Items from a dataset:
========================================================================

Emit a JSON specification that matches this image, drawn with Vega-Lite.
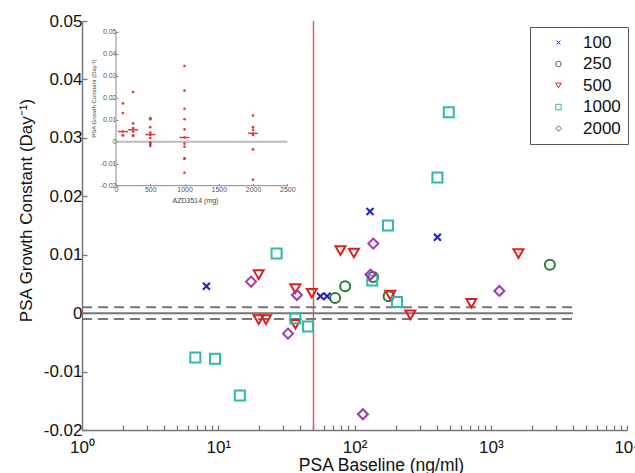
{
  "$schema": "https://vega.github.io/schema/vega-lite/v6.json",
  "width": 545,
  "height": 409,
  "autosize": {"type": "none"},
  "padding": {"left": 82, "top": 21, "right": 8, "bottom": 43},
  "background": "white",
  "config": {"view": {"stroke": null}, "font": "Liberation Sans", "axis": {"grid": false}},
  "datasets": {
    "pts": [
      {"dose": 100, "baseline": 8.19, "k": 0.0046},
      {"dose": 100, "baseline": 56.2, "k": 0.0029},
      {"dose": 100, "baseline": 62.9, "k": 0.0029},
      {"dose": 100, "baseline": 129.9, "k": 0.0174},
      {"dose": 100, "baseline": 406, "k": 0.0130},
      {"dose": 250, "baseline": 72.1, "k": 0.0026},
      {"dose": 250, "baseline": 85.4, "k": 0.0046},
      {"dose": 250, "baseline": 137, "k": 0.0062},
      {"dose": 250, "baseline": 178, "k": 0.0029},
      {"dose": 250, "baseline": 2715, "k": 0.0083},
      {"dose": 250, "baseline": null, "k": 0.0226},
      {"dose": 500, "baseline": 19.8, "k": 0.0066},
      {"dose": 500, "baseline": 36.8, "k": 0.0042},
      {"dose": 500, "baseline": 48.6, "k": 0.0034},
      {"dose": 500, "baseline": 78.9, "k": 0.0107},
      {"dose": 500, "baseline": 99, "k": 0.0103},
      {"dose": 500, "baseline": 19.8, "k": -0.0011},
      {"dose": 500, "baseline": 22.4, "k": -0.0011},
      {"dose": 500, "baseline": 36.8, "k": -0.0019},
      {"dose": 500, "baseline": 1597, "k": 0.0102},
      {"dose": 500, "baseline": 183, "k": 0.0031},
      {"dose": 500, "baseline": 257, "k": -0.0003},
      {"dose": 500, "baseline": 720, "k": 0.0017},
      {"dose": 1000, "baseline": 26.8, "k": 0.0102},
      {"dose": 1000, "baseline": 36.8, "k": -0.0009},
      {"dose": 1000, "baseline": 45.6, "k": -0.0023},
      {"dose": 1000, "baseline": 6.79, "k": -0.0076},
      {"dose": 1000, "baseline": 9.47, "k": -0.0078},
      {"dose": 1000, "baseline": 14.4, "k": -0.0141},
      {"dose": 1000, "baseline": 492, "k": 0.0344},
      {"dose": 1000, "baseline": 406, "k": 0.0232},
      {"dose": 1000, "baseline": 176, "k": 0.0150},
      {"dose": 1000, "baseline": 135, "k": 0.0056},
      {"dose": 1000, "baseline": 205, "k": 0.0019},
      {"dose": 2000, "baseline": 17.4, "k": 0.0054},
      {"dose": 2000, "baseline": 37.8, "k": 0.0031},
      {"dose": 2000, "baseline": 32.5, "k": -0.0035},
      {"dose": 2000, "baseline": 115.3, "k": -0.0173},
      {"dose": 2000, "baseline": 137.3, "k": 0.0119},
      {"dose": 2000, "baseline": 131.2, "k": 0.0066},
      {"dose": 2000, "baseline": 1157, "k": 0.0038}
    ]
  },
  "layer": [
    {
      "layer": [
        {
          "data": {"values": [{}]},
          "mark": {"type": "rule", "color": "#bbbbbb", "strokeWidth": 2},
          "encoding": {
            "x": {"datum": 0, "type": "quantitative", "scale": {"domain": [-496.2, 7457.6], "nice": false, "zero": false}},
            "x2": {"datum": 2500},
            "y": {"datum": 0, "type": "quantitative", "scale": {"domain": [-0.131045, 0.054864], "nice": false, "zero": false}}
          }
        },
        {
          "data": {"values": [{}]},
          "mark": {"type": "rule", "color": "#888888", "strokeWidth": 1},
          "encoding": {
            "x": {"datum": 0, "type": "quantitative", "scale": {"domain": [-496.2, 7457.6], "nice": false, "zero": false}},
            "x2": {"datum": 2500},
            "y": {"datum": -0.02, "type": "quantitative", "scale": {"domain": [-0.131045, 0.054864], "nice": false, "zero": false}}
          }
        },
        {
          "data": {"values": [{}]},
          "mark": {"type": "rule", "color": "#888888", "strokeWidth": 1},
          "encoding": {
            "x": {"datum": 0, "type": "quantitative", "scale": {"domain": [-496.2, 7457.6], "nice": false, "zero": false}},
            "y": {"datum": -0.02, "type": "quantitative", "scale": {"domain": [-0.131045, 0.054864], "nice": false, "zero": false}},
            "y2": {"datum": 0.05}
          }
        },
        {
          "data": {"name": "pts"},
          "mark": {"type": "point", "filled": true, "size": 7, "color": "#e03a3a", "opacity": 1},
          "encoding": {
            "x": {
              "field": "dose", "type": "quantitative",
              "scale": {"domain": [-496.2, 7457.6], "nice": false, "zero": false},
              "axis": {
                "orient": "bottom",
                "values": [0, 500, 1000, 1500, 2000, 2500],
                "offset": -244.3,
                "domain": false,
                "tickSize": -2,
                "tickColor": "#888888",
                "labelFontSize": 7,
                "labelColor": "#555555",
                "labelPadding": 2,
                "labelFlush": false,
                "labelOverlap": false,
                "format": "d",
                "title": "AZD3514 (mg)",
                "titleFontSize": 7,
                "titleFontWeight": "normal",
                "titleColor": "#444444",
                "titleX": 113,
                "titleY": 17,
                "titleBaseline": "alphabetic"
              }
            },
            "y": {
              "field": "k", "type": "quantitative",
              "scale": {"domain": [-0.131045, 0.054864], "nice": false, "zero": false},
              "axis": {
                "orient": "left",
                "values": [-0.02, -0.01, 0, 0.01, 0.02, 0.03, 0.04, 0.05],
                "offset": -34,
                "domain": false,
                "tickSize": -2,
                "tickColor": "#888888",
                "labelFontSize": 7,
                "labelColor": "#555555",
                "labelPadding": 2,
                "labelOverlap": false,
                "labelExpr": "datum.value == 0 ? '0' : (datum.value < 0 ? '-' + format(-datum.value, '.2f') : format(datum.value, '.2f'))",
                "title": "PSA Growth Constant (Day⁻¹)",
                "titleFontSize": 6,
                "titleFontWeight": "normal",
                "titleColor": "#444444",
                "titleX": -23,
                "titleY": 77,
                "titleAngle": -90,
                "titleAlign": "center",
                "titleBaseline": "middle"
              }
            }
          }
        },
        {
          "data": {"name": "pts"},
          "mark": {"type": "tick", "orient": "horizontal", "size": 10, "thickness": 1.5, "color": "#e03a3a", "opacity": 1},
          "encoding": {
            "x": {"field": "dose", "type": "quantitative", "scale": {"domain": [-496.2, 7457.6], "nice": false, "zero": false}},
            "y": {"aggregate": "median", "field": "k", "type": "quantitative", "scale": {"domain": [-0.131045, 0.054864], "nice": false, "zero": false}}
          }
        }
      ]
    },
    {
      "layer": [
        {
          "data": {"values": [{}]},
          "mark": {"type": "rule", "color": "#d9605a", "strokeWidth": 1.5},
          "encoding": {
            "x": {"datum": 50, "type": "quantitative", "scale": {"type": "log", "domain": [1, 10000], "nice": false}}
          }
        },
        {
          "data": {"values": [{}]},
          "mark": {"type": "rule", "color": "#777777", "strokeWidth": 2},
          "encoding": {
            "x": {"datum": 1, "type": "quantitative", "scale": {"type": "log", "domain": [1, 10000], "nice": false}},
            "x2": {"datum": 4000},
            "y": {"datum": 0, "type": "quantitative", "scale": {"domain": [-0.02, 0.05], "nice": false, "zero": false}}
          }
        },
        {
          "data": {"values": [{}]},
          "mark": {"type": "rule", "color": "#777777", "strokeWidth": 2, "strokeDash": [10, 6]},
          "encoding": {
            "x": {"datum": 1, "type": "quantitative", "scale": {"type": "log", "domain": [1, 10000], "nice": false}},
            "x2": {"datum": 4000},
            "y": {"datum": 0.001, "type": "quantitative", "scale": {"domain": [-0.02, 0.05], "nice": false, "zero": false}}
          }
        },
        {
          "data": {"values": [{}]},
          "mark": {"type": "rule", "color": "#777777", "strokeWidth": 2, "strokeDash": [10, 6]},
          "encoding": {
            "x": {"datum": 1, "type": "quantitative", "scale": {"type": "log", "domain": [1, 10000], "nice": false}},
            "x2": {"datum": 4000},
            "y": {"datum": -0.001, "type": "quantitative", "scale": {"domain": [-0.02, 0.05], "nice": false, "zero": false}}
          }
        },
        {
          "data": {"name": "pts"},
          "transform": [{"filter": "datum.baseline != null"}],
          "mark": {"type": "point", "filled": false, "size": 100, "strokeWidth": 2, "opacity": 1},
          "encoding": {
            "x": {
              "field": "baseline", "type": "quantitative",
              "scale": {"type": "log", "domain": [1, 10000], "nice": false},
              "axis": {
                "orient": "bottom",
                "values": [1,2,3,4,5,6,7,8,9,10,20,30,40,50,60,70,80,90,100,200,300,400,500,600,700,800,900,1000,2000,3000,4000,5000,6000,7000,8000,9000,10000],
                "labelExpr": "datum.value == 1 ? '10⁰' : datum.value == 10 ? '10¹' : datum.value == 100 ? '10²' : datum.value == 1000 ? '10³' : datum.value == 10000 ? '10⁴' : ''",
                "tickSize": -5,
                "tickColor": "#777777",
                "tickWidth": 1.3,
                "domainColor": "#777777",
                "domainWidth": 1.5,
                "labelFontSize": 17,
                "labelColor": "#111111",
                "labelPadding": 14,
                "labelFlush": false,
                "labelOverlap": false,
                "title": "PSA Baseline (ng/ml)",
                "titleFontSize": 17.5,
                "titleFontWeight": "normal",
                "titleColor": "#111111",
                "titleX": 299,
                "titleY": 40,
                "titleBaseline": "alphabetic"
              }
            },
            "y": {
              "field": "k", "type": "quantitative",
              "scale": {"domain": [-0.02, 0.05], "nice": false, "zero": false},
              "axis": {
                "orient": "left",
                "values": [-0.02, -0.01, 0, 0.01, 0.02, 0.03, 0.04, 0.05],
                "labelExpr": "datum.value == 0 ? '0' : (datum.value < 0 ? '-' + format(-datum.value, '.2f') : format(datum.value, '.2f'))",
                "tickSize": -5,
                "tickColor": "#777777",
                "tickWidth": 1.3,
                "domainColor": "#777777",
                "domainWidth": 1.5,
                "labelFontSize": 17,
                "labelColor": "#111111",
                "labelPadding": 5,
                "labelOverlap": false,
                "title": "PSA Growth Constant (Day⁻¹)",
                "titleFontSize": 17,
                "titleFontWeight": "normal",
                "titleColor": "#111111",
                "titleX": -56,
                "titleY": 189,
                "titleAngle": -90,
                "titleAlign": "center",
                "titleBaseline": "middle"
              }
            },
            "color": {
              "field": "dose", "type": "nominal",
              "scale": {"domain": [100, 250, 500, 1000, 2000], "range": ["#1f1fbf", "#2e7a2e", "#e02020", "#30b8b0", "#a035b5"]},
              "legend": {
                "title": null,
                "orient": "none",
                "legendX": 448,
                "legendY": 6,
                "strokeColor": "#555555",
                "fillColor": "white",
                "padding": 7,
                "symbolOffset": 13,
                "labelOffset": 16,
                "labelFontSize": 17,
                "labelColor": "#111111",
                "symbolSize": 30,
                "symbolStrokeWidth": 1,
                "rowPadding": 3.5
              }
            },
            "shape": {
              "field": "dose", "type": "nominal",
              "scale": {"domain": [100, 250, 500, 1000, 2000], "range": ["M-0.7,-0.7L0.7,0.7M-0.7,0.7L0.7,-0.7", "circle", "triangle-down", "square", "diamond"]}
            }
          }
        }
      ]
    }
  ],
  "resolve": {
    "scale": {"x": "independent", "y": "independent"},
    "axis": {"x": "independent", "y": "independent"}
  }
}
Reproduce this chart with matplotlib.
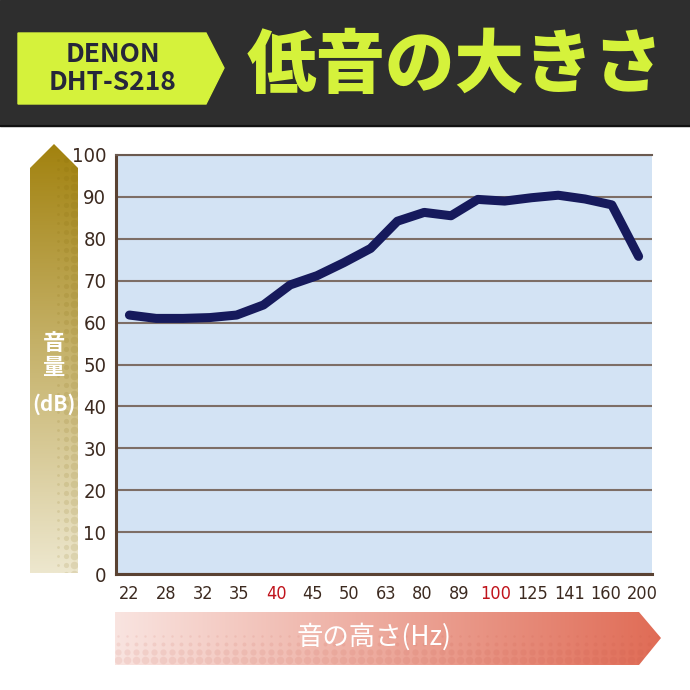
import os
import numpy as np
import matplotlib.pyplot as plt
from matplotlib import font_manager
from matplotlib.font_manager import FontProperties
from matplotlib.patches import Polygon, Rectangle

# data
freq_labels = ['22', '28', '32', '35', '40', '45', '50', '63', '80', '89',
               '100', '125', '141', '160', '200']
red_labels = ['40', '100']
volume_db = [61.8, 61.0, 61.0, 61.2, 61.8, 64.2, 69.0, 71.2, 74.3, 77.7,
             84.2, 86.3, 85.5, 89.4, 89.0, 89.8, 90.4, 89.5, 88.1, 75.8]
y_ticks = list(range(0, 101, 10))

JP = ['Noto Sans CJK JP', 'DejaVu Sans']

# condensed face for the numbers, picked by file name if it is installed
narrow_files = ['DejaVuSansCondensed.ttf', 'LiberationSansNarrow-Regular.ttf']
found = {os.path.basename(f.fname): f.fname for f in font_manager.fontManager.ttflist}
x_font = y_font = None
for nf in narrow_files:
    if nf in found:
        x_font = FontProperties(fname=found[nf], size=13)
        y_font = FontProperties(fname=found[nf], size=14.5)
        break
if x_font is None:
    x_font = FontProperties(family='Noto Sans CJK JP', size=12.5)
    y_font = FontProperties(family='Noto Sans CJK JP', size=14)

green = '#d5f23b'
brown = '#3c2a20'

fig = plt.figure(figsize=(6.9, 6.9), dpi=100)
fig.patch.set_facecolor('white')

# background layer in pixel coords (y downwards)
bg = fig.add_axes([0, 0, 1, 1])
bg.axis('off')


def hexrgb(h):
    h = h.lstrip('#')
    return [int(h[i:i + 2], 16) / 255 for i in (0, 2, 4)]


def grad_arrow(pts, c0, c1, vertical):
    poly = Polygon(pts, closed=True, facecolor='none', edgecolor='none')
    bg.add_patch(poly)
    xs = [p[0] for p in pts]
    ys = [p[1] for p in pts]
    t = np.linspace(0, 1, 256)[:, None]
    cols = np.array(c0)[None, :] * (1 - t) + np.array(c1)[None, :] * t
    img = cols[:, None, :] if vertical else cols[None, :, :]
    im = bg.imshow(img, extent=(min(xs), max(xs), max(ys), min(ys)),
                   aspect='auto', interpolation='bilinear')
    im.set_clip_path(poly)
    return poly


# header band
bg.add_patch(Rectangle((0, 0), 690, 126, color='#2e2e2e'))
bg.plot([0, 690], [126, 126], color='#111111', lw=1.5)
bg.add_patch(Polygon([[18, 33], [206, 33], [224, 68], [206, 104], [18, 104]],
                     closed=True, color=green))
bg.text(113, 54, 'DENON', fontsize=19, fontweight='bold', color='#26263a',
        ha='center', va='center', family=JP)
bg.text(113, 82, 'DHT-S218', fontsize=19, fontweight='bold', color='#26263a',
        ha='center', va='center', family=JP)
bg.text(455, 66, '低音の大きさ', fontsize=50, fontweight='heavy', color=green,
        ha='center', va='center', family=JP)

# y axis arrow with faint halftone dots
gold = grad_arrow([[30, 168], [54, 144], [78, 168], [78, 573], [30, 573]],
                  hexrgb('#a2820f'), hexrgb('#ede7ce'), True)
dy = np.arange(160, 575, 9)
for col, size in [(74, 30), (66, 14), (58, 4)]:
    d = bg.scatter(np.full(dy.size, col), dy, s=size, color='#7a6000',
                   alpha=0.12, lw=0, zorder=2)
    d.set_clip_path(gold)
bg.text(54, 343, '音', fontsize=16, color='white', ha='center', va='center',
        family=JP, fontweight='bold')
bg.text(54, 368, '量', fontsize=16, color='white', ha='center', va='center',
        family=JP, fontweight='bold')
bg.text(54, 404, '(dB)', fontsize=15, color='white', ha='center', va='center',
        family=JP, fontweight='bold')

# x axis arrow with faint halftone dots
pink = grad_arrow([[115, 612], [639, 612], [661, 638], [639, 665], [115, 665]],
                  hexrgb('#f9e4e0'), hexrgb('#e06c56'), False)
dx = np.arange(118, 660, 9)
for row, size in [(660, 30), (652, 20), (644, 8), (636, 3)]:
    d = bg.scatter(dx, np.full(dx.size, row), s=size, color='#c04a3a',
                   alpha=0.10, lw=0, zorder=2)
    d.set_clip_path(pink)
bg.text(374, 637, '音の高さ(Hz)', fontsize=19, color='white', ha='center',
        va='center', family=JP, zorder=3)

bg.set_xlim(0, 690)
bg.set_ylim(690, 0)

# main chart
ax = fig.add_axes([116 / 690, 116 / 690, 536 / 690, 419 / 690])
ax.set_facecolor('#d3e3f4')
x = np.arange(len(volume_db))
ax.plot(x, volume_db, color='#161a5c', lw=6.5, solid_capstyle='round',
        solid_joinstyle='round', zorder=3)
ax.set_xlim(-0.5, len(volume_db) - 0.5)
ax.set_ylim(0, 100)
ax.set_yticks(y_ticks)
ax.yaxis.grid(True, color='#7d6e66', lw=1.5)
ax.set_axisbelow(True)

tick_pos = np.linspace(0, 19.15, len(freq_labels))
ax.set_xticks(tick_pos)
ax.set_xticklabels(freq_labels)
for lab in ax.get_xticklabels():
    lab.set_color('#c0141c' if lab.get_text() in red_labels else brown)
    lab.set_fontproperties(x_font)
for lab in ax.get_yticklabels():
    lab.set_color(brown)
    lab.set_fontproperties(y_font)
ax.tick_params(length=0)
ax.tick_params(axis='y', pad=7)
ax.tick_params(axis='x', pad=8)

for s in ['left', 'bottom']:
    ax.spines[s].set_color('#5a4232')
    ax.spines[s].set_linewidth(2.2)
ax.spines['top'].set_color('#6b5a50')
ax.spines['top'].set_linewidth(1.5)
ax.spines['right'].set_visible(False)

fig.savefig('out.png', dpi=100)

========================================================================

### WRITTEN TASK
Every line from the one containing "Reproduce this chart with matplotlib." to the one containing "from matplotlib.patches import" should be output exactly, both ends included. Nothing else goes in, and no pictures either.

### REPLY
Reproduce this chart with matplotlib.
import os
import numpy as np
import matplotlib.pyplot as plt
from matplotlib import font_manager
from matplotlib.font_manager import FontProperties
from matplotlib.patches import Polygon, Rectangle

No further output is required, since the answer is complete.